Long after Dad's death, Mother, who was also from Donegal, would still marvel in mock exasperation at his genius for telling only what he wanted to tell, nothing more. "That guy was so cute," she would say, so sly in his evasiveness.

When my sister Nancy was planning her wedding back in 1950, she pressed Dad hard for his middle name. She needed it for the invitations, she argued. Was it really "Charles," as he had sometimes hinted? We knew that whenever he signed anything official, like our school report cards, he used only his first and last names. I no longer recall how Dad sidestepped Nancy's questioning, but I'm sure he did. In any event, my sister went ahead with her plans, and in due course we all agreed that "Hugh Charles Greene" looked pretty nice in print. Decades later, we learned that in fact Dad had no middle name.

We also found out that Dad was older by a couple of years than he had ever admitted to being, since he was born in March or April 1900, not on June 6, 1902, as he had claimed. A single piece of paper provided us with this information. Shortly after Dad's death, Mother sent to his old parish church in Culdaff for a copy of his baptismal record. For reasons of her own, on receiving the document, she hid it from us. Nancy and I came across it when we were sifting through boxes of old letters and photographs the summer after Mother died.

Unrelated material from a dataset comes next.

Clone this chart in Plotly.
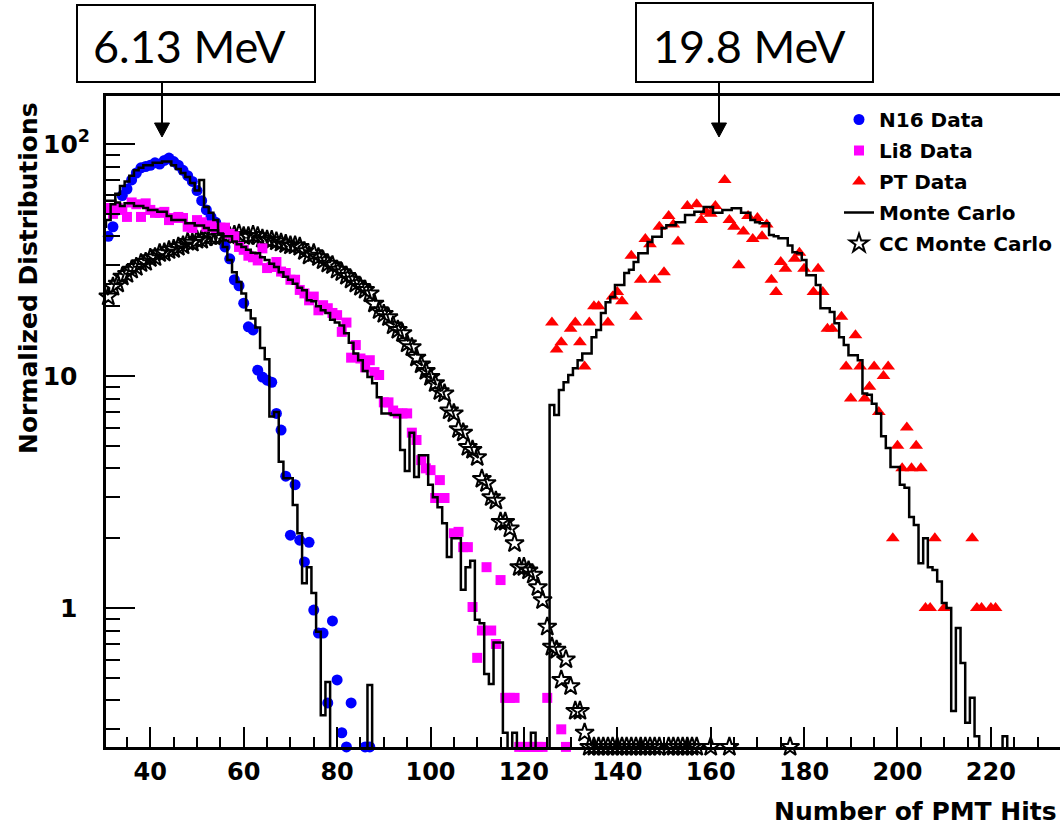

Along with Dad's name (first and last only) and the names of his parents and baptismal sponsors, the date of his christening was on the document: April 10, 1900. Also, next to his surname, in parentheses, appeared this phrase: "or McGrenaghan." We were stunned, but not entirely surprised. The ancestral name had been saved from oblivion after all. And Dad, artful dodger supreme, was himself the rascal in Master Kane's classroom. Mother had kept Dad's oldest guiles and guises for herself.